A learning-based intelligent control system, the BioExpert, was developed and applied to the evaluation of multiparametric effects on iron oxidation by enrichment cultures of moderately thermophilic, acidophilic mining bacteria. The control system acquired and analyzed the data and then selected and maintained the sets of conditions that were evaluated. Through multiple iterations, the BioExpert selected sets of conditions that resulted in improved iron oxidation rates. The results obtained with the BioExpert suggested that temperature and pH were coupled, or interactive, parameters. Elevated temperatures (51.5°C) in combination with a moderately high pH (pH 1.84) impaired the growth of and iron oxidation by the enrichment culture. Moderate-to-high oxidation rates were achieved with a relatively high pH in combination with a relatively low temperature or, conversely, with a relatively low pH in combination with a relatively high temperature.
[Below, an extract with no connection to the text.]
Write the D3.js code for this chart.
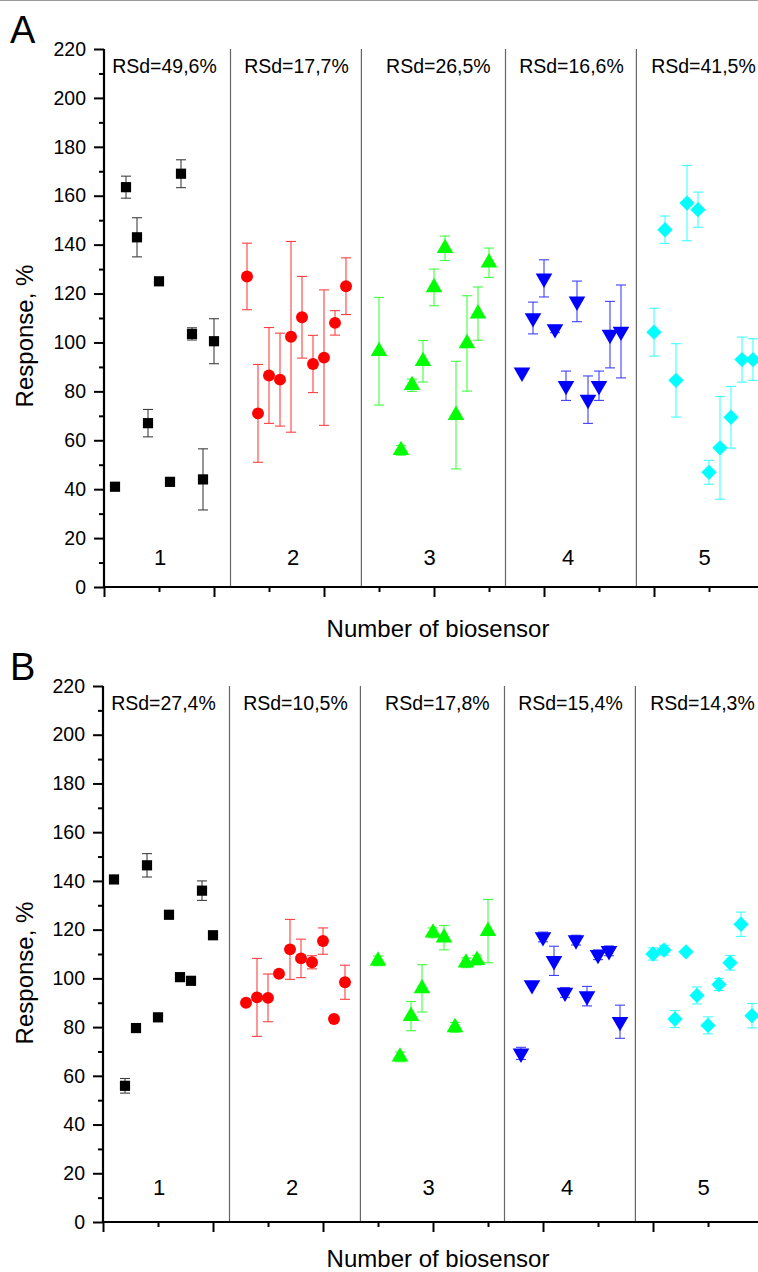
<!DOCTYPE html>
<html>
<head>
<meta charset="utf-8">
<script src="https://cdn.jsdelivr.net/npm/d3@7"></script>
<style>
  body { margin: 0; background: #fff; }
  svg { display: block; font-family: "Liberation Sans", Arial, sans-serif; }
</style>
</head>
<body>
<div id="chart"></div>
<script>
// position of every biosensor on the x axis (same in both panels)
var sensorPos = [
  [1, 2, 3, 4, 5, 6, 7, 8, 9, 10],
  [13, 14, 15, 16, 17, 18, 19, 20, 21, 22],
  [25, 27, 28, 29, 30, 31, 32, 33, 34, 35],
  [38, 39, 40, 41, 42, 43, 44, 45, 46, 47],
  [50, 51, 52, 53, 54, 55, 56, 57, 58, 59]
];
var groupNames = ["1", "2", "3", "4", "5"];
var groupColors = ["#000000", "#ff0000", "#00ff00", "#0000ff", "#00ffff"];
var dividerPos = [11.5, 23.4, 36.5, 48.4];
var yTicks = [0, 20, 40, 60, 80, 100, 120, 140, 160, 180, 200, 220];

// panel A
var rsdA = ["RSd=49,6%", "RSd=17,7%", "RSd=26,5%", "RSd=16,6%", "RSd=41,5%"];
var respA = [
  [41, 163.5, 143, 67, 125, 43, 169, 103.5, 44, 100.5],
  [127, 71, 86.5, 84.8, 102.3, 110.3, 91.2, 93.8, 108, 123],
  [96.4, 55.9, 82.5, 92.3, 122.5, 138.5, 70.3, 99.6, 111.8, 132.6],
  [87.8, 110, 126.2, 105.5, 82.3, 116.8, 76.6, 82.3, 103.2, 104.5],
  [104.2, 146.1, 84.5, 157, 154.3, 46.9, 56.9, 69.4, 93, 93]
];
var errA = [
  [0, 4.5, 8, 5.6, 1.5, 0, 5.7, 2.5, 12.5, 9.2],
  [13.6, 20, 19.6, 19, 39, 16.7, 11.7, 27.7, 5, 11.6],
  [22, 2, 2.5, 8.5, 7.5, 5, 22, 19.5, 10.9, 6],
  [0, 6.5, 7.6, 1.5, 6, 8.3, 9.7, 6, 13.6, 19],
  [9.8, 5.6, 15, 15.4, 7.2, 4.9, 21, 12.6, 9.2, 8.5]
];

// panel B
var rsdB = ["RSd=27,4%", "RSd=10,5%", "RSd=17,8%", "RSd=15,4%", "RSd=14,3%"];
var respB = [
  [140.6, 55.9, 79.6, 146.4, 84, 126.1, 100.5, 99, 136, 117.7],
  [90, 92.2, 92, 101.9, 111.9, 108.2, 106.6, 115.3, 83.3, 98.4],
  [107.2, 67.8, 84.5, 95.9, 118.7, 116.7, 79.9, 106.4, 107.5, 119.4],
  [69.2, 97.3, 117, 107.2, 94.2, 115.7, 92.7, 109.7, 111.3, 82.2],
  [110, 111.6, 83.3, 110.9, 93, 80.7, 97.5, 106.4, 122.2, 84.7]
];
var errB = [
  [1, 3, 1, 4.8, 1, 1, 1, 1, 4, 1],
  [0, 16, 9.8, 0, 12.3, 7.9, 2.7, 5.4, 0, 7],
  [2, 2, 6, 9.7, 2, 5, 2, 2, 2, 13],
  [2.5, 0, 2, 6, 2, 2, 4, 2, 2, 6.8],
  [2.5, 2, 3.5, 0, 3.5, 3.5, 2.5, 3, 5, 5]
];

var width = 758, height = 1272;

var svg = d3.select("#chart").append("svg")
    .attr("width", width)
    .attr("height", height);

svg.append("rect").attr("width", width).attr("height", height).attr("fill", "#fff");
svg.append("line")
    .attr("x1", 0).attr("x2", width).attr("y1", 0.5).attr("y2", 0.5)
    .attr("stroke", "#999").attr("stroke-width", 1);

// marker shapes per group
var shapes = [d3.symbolSquare, d3.symbolCircle, d3.symbolTriangle, d3.symbolTriangle, d3.symbolSquare];
var shapeRot = [0, 0, 0, 180, 45];
var shapeSize = [104, 112, 120, 120, 118];
var numLabelPos = [5.1, 17.2, 29.6, 42.2, 54.6];

function drawPanel(letter, left, top, bottom, rsd, resp, err, numY, titleY) {
    var x = d3.scaleLinear().domain([0, 61]).range([left, left + 671]);
    var y = d3.scaleLinear().domain([0, 220]).range([bottom, top]);
    var g = svg.append("g");

    // group dividers
    g.selectAll(".div").data(dividerPos).enter().append("line")
        .attr("x1", d => x(d)).attr("x2", d => x(d))
        .attr("y1", y(220)).attr("y2", y(0))
        .attr("stroke", "#666").attr("stroke-width", 1.2);

    // y axis
    var yAxis = d3.axisLeft(y).tickValues(yTicks).tickSize(10).tickPadding(8);
    var ya = g.append("g").attr("transform", "translate(" + left + ",0)").call(yAxis);
    ya.select(".domain").remove();
    ya.selectAll("line").attr("stroke", "#000").attr("stroke-width", 2);
    ya.selectAll("text").attr("font-size", 19.5).attr("fill", "#000")
        .attr("font-family", "'Liberation Sans', Arial, sans-serif");
    var yMinor = d3.axisLeft(y).tickValues(d3.range(10, 220, 20)).tickSize(5).tickFormat("");
    var ym = g.append("g").attr("transform", "translate(" + left + ",0)").call(yMinor);
    ym.select(".domain").remove();
    ym.selectAll("line").attr("stroke", "#000").attr("stroke-width", 2);

    // x axis (no labels)
    var xAxis = d3.axisBottom(x).tickValues(d3.range(0, 61, 10)).tickSize(10).tickFormat("");
    var xa = g.append("g").attr("transform", "translate(0," + bottom + ")").call(xAxis);
    xa.select(".domain").remove();
    xa.selectAll("line").attr("stroke", "#000").attr("stroke-width", 2);
    var xMinor = d3.axisBottom(x).tickValues(d3.range(5, 61, 10)).tickSize(5).tickFormat("");
    var xm = g.append("g").attr("transform", "translate(0," + bottom + ")").call(xMinor);
    xm.select(".domain").remove();
    xm.selectAll("line").attr("stroke", "#000").attr("stroke-width", 2);

    g.append("line").attr("x1", left).attr("x2", width).attr("y1", bottom).attr("y2", bottom)
        .attr("stroke", "#000").attr("stroke-width", 2.2);
    g.append("line").attr("x1", left).attr("x2", left).attr("y1", top).attr("y2", bottom + 1)
        .attr("stroke", "#000").attr("stroke-width", 2.2);

    // points
    resp.forEach(function (vals, gi) {
        var pts = vals.map(function (v, i) {
            return { x: sensorPos[gi][i], v: v, e: err[gi][i] };
        });
        var col = groupColors[gi];
        var eb = g.append("g").attr("stroke", col).attr("stroke-width", 1.1).attr("opacity", 0.75);
        pts.filter(d => d.e > 0).forEach(function (d) {
            var cx = x(d.x);
            eb.append("line").attr("x1", cx).attr("x2", cx).attr("y1", y(d.v + d.e)).attr("y2", y(d.v - d.e));
            eb.append("line").attr("x1", cx - 5).attr("x2", cx + 5).attr("y1", y(d.v + d.e)).attr("y2", y(d.v + d.e));
            eb.append("line").attr("x1", cx - 5).attr("x2", cx + 5).attr("y1", y(d.v - d.e)).attr("y2", y(d.v - d.e));
        });
        g.selectAll(".pt" + gi).data(pts).enter().append("path")
            .attr("d", d3.symbol().type(shapes[gi]).size(shapeSize[gi]))
            .attr("transform", d => "translate(" + x(d.x) + "," + y(d.v) + ") rotate(" + shapeRot[gi] + ")")
            .attr("fill", col);
    });

    // RSd texts
    g.selectAll(".rsd").data(rsd).enter().append("text")
        .attr("x", (d, i) => x(d3.mean(sensorPos[i])))
        .attr("y", top + 24)
        .attr("text-anchor", "middle")
        .attr("font-size", 19.5)
        .text(d => d);

    // group numbers
    g.selectAll(".num").data(groupNames).enter().append("text")
        .attr("x", (d, i) => x(numLabelPos[i]))
        .attr("y", numY)
        .attr("text-anchor", "middle")
        .attr("font-size", 22)
        .text(d => d);

    // axis titles
    g.append("text")
        .attr("transform", "translate(33," + (top + 287) + ") rotate(-90)")
        .attr("text-anchor", "middle")
        .attr("font-size", 24)
        .text("Response, %");
    g.append("text")
        .attr("x", 438).attr("y", titleY)
        .attr("text-anchor", "middle")
        .attr("font-size", 24)
        .text("Number of biosensor");

    svg.append("text")
        .attr("x", 10).attr("y", top - 6)
        .attr("font-size", 38)
        .text(letter);
}

drawPanel("A", 104, 49, 587, rsdA, respA, errA, 565, 637);
drawPanel("B", 103, 686, 1222, rsdB, respB, errB, 1195, 1267);
</script>
</body>
</html>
The interactive effect of pH and temperature was not apparent from the results obtained in an experiment in which temperature was the only parameter that was varied. When the BioExpert was applied to a mixed culture containing mesophilic and thermophilic bacteria, the computer 'learned' that pH 1.8, 45°C, and an inlet iron concentration from 30 to 35 mM were most favorable for iron oxidation. In conclusion, this study demonstrated that the learning- based intelligent control system BioExpert was an effective experimental tool that can be used to examine multiparametric effects on the growth and metabolic activity of mining bacteria.